Very nice. The sense of accomplishment leaves a great feeling.


----------



## billyjim (Feb 11, 2012)

well done. Keep posting the pictures.


----------



## Mike (Nov 22, 2004)

Nothing quite like the joy of a project turning out well.


----------



## ksidwy (Jul 13, 2013)

Great!!!


----------



## Gaffboat (Mar 11, 2012)

Nicely done, Don.


----------



## jw2170 (Jan 24, 2008)

"I like it when a plan comes together"...

Great result, Don.


----------



## old55 (Aug 11, 2013)

Nice job Don.


----------



## BrianS (Nov 7, 2004)

Looks good Don. Just curious, what wood did you use? The panels look like mdf. What did you use for the rails and stiles?


----------



## Salty Dawg (Jan 24, 2014)

Hey Brian, I used Poplar for most of the cabinet & MDF for the raised panels, plywood for the floor of the cabinet, when done, will be painted.


----------



## papasombre (Sep 22, 2011)

Hi, Don.

Once the woodworking bug bites you, it will be difficult to stop from making cabinets. Nicely done.
Congrats!!!


----------



## Salty Dawg (Jan 24, 2014)

Update, got the trim on, next will be to make a profile on the door edges & mount the hinges, make the top, then the fun part...............
SANDING. Oh, got to make it's twin also.


----------



## jw2170 (Jan 24, 2008)

The second one is 'usually' easier.
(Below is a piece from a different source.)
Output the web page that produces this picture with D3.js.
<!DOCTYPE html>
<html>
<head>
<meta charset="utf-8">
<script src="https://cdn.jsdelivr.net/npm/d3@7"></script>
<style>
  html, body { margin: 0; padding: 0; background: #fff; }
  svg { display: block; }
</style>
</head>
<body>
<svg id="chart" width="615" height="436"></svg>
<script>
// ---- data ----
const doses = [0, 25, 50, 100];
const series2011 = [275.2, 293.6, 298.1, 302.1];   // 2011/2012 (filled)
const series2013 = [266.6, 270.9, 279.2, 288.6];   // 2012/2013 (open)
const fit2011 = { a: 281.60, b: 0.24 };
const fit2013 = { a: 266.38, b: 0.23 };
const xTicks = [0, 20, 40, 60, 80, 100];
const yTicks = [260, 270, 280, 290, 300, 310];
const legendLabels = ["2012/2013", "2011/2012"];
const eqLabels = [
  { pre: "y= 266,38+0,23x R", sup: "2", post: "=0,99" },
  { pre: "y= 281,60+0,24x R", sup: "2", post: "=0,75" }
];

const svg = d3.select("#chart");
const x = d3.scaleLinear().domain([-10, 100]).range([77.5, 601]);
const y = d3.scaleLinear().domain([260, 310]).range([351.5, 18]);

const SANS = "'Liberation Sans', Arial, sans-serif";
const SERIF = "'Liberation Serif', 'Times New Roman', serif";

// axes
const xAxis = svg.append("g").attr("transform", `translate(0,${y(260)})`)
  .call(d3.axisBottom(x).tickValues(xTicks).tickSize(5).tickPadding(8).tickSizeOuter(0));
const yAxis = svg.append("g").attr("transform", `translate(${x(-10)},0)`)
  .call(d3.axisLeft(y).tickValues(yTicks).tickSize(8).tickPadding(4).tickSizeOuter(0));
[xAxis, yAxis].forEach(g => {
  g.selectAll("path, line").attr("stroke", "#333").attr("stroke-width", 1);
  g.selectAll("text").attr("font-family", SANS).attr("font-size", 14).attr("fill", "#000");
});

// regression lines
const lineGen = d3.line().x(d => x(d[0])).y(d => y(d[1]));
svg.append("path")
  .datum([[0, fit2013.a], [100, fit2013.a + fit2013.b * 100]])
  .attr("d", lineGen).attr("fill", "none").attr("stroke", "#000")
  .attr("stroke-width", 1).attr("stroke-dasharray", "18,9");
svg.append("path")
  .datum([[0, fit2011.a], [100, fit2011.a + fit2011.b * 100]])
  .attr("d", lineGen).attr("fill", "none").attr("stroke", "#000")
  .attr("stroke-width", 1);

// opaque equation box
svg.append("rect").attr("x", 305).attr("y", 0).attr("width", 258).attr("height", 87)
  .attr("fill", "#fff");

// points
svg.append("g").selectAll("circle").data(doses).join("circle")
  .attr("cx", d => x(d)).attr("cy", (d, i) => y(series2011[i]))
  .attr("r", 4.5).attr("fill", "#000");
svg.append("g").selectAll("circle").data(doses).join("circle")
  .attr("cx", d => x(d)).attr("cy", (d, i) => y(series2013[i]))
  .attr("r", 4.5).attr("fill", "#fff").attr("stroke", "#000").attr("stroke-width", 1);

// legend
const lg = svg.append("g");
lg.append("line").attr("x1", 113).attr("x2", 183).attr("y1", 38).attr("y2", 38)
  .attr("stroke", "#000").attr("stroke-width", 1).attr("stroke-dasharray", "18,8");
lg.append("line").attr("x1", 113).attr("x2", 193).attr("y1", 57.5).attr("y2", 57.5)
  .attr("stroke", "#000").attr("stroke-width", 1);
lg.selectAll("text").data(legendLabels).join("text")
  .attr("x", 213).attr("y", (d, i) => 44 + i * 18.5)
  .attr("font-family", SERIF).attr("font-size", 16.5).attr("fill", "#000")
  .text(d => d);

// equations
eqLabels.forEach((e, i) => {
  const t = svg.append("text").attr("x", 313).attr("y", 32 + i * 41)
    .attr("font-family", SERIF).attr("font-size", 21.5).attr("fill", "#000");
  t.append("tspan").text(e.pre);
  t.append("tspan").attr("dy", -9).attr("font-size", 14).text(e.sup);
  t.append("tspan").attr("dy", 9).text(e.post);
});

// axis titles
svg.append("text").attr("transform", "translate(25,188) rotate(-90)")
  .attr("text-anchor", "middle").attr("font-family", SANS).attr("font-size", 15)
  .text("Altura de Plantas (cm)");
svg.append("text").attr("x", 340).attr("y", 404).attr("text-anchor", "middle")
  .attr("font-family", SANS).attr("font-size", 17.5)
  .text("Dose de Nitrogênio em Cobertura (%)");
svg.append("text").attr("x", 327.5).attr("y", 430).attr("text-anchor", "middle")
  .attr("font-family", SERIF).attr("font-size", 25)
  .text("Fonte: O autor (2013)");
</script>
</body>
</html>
Don......

Great job, so far......


----------



## BCK (Feb 23, 2014)

looks good.....


----------



## Salty Dawg (Jan 24, 2014)

Got the top part done today for the first one.


----------



## MT Stringer (Aug 15, 2012)

Looking good.


----------



## Marco (Feb 21, 2009)

Looks nice so far


----------



## RainMan 2.0 (May 6, 2014)

Wow Don does that look good . You've got some skills there !


----------



## BCK (Feb 23, 2014)

right on...very nice


----------



## Salty Dawg (Jan 24, 2014)

The second one is done which went a lot faster, ready to prep & paint soon. What a learning curve.


----------



## RainMan 2.0 (May 6, 2014)

There both very nice . I've really have to find the time to try something like this


----------



## Salty Dawg (Jan 24, 2014)

Thanks Rick, it was not as hard as what I thought it would be to build, the hard part was getting the wife's approval on the design & trim, after several arguments she said to build it the way I wanted to.


----------



## rcoups (Nov 16, 2014)

Lookin' good----post finished pix please.


----------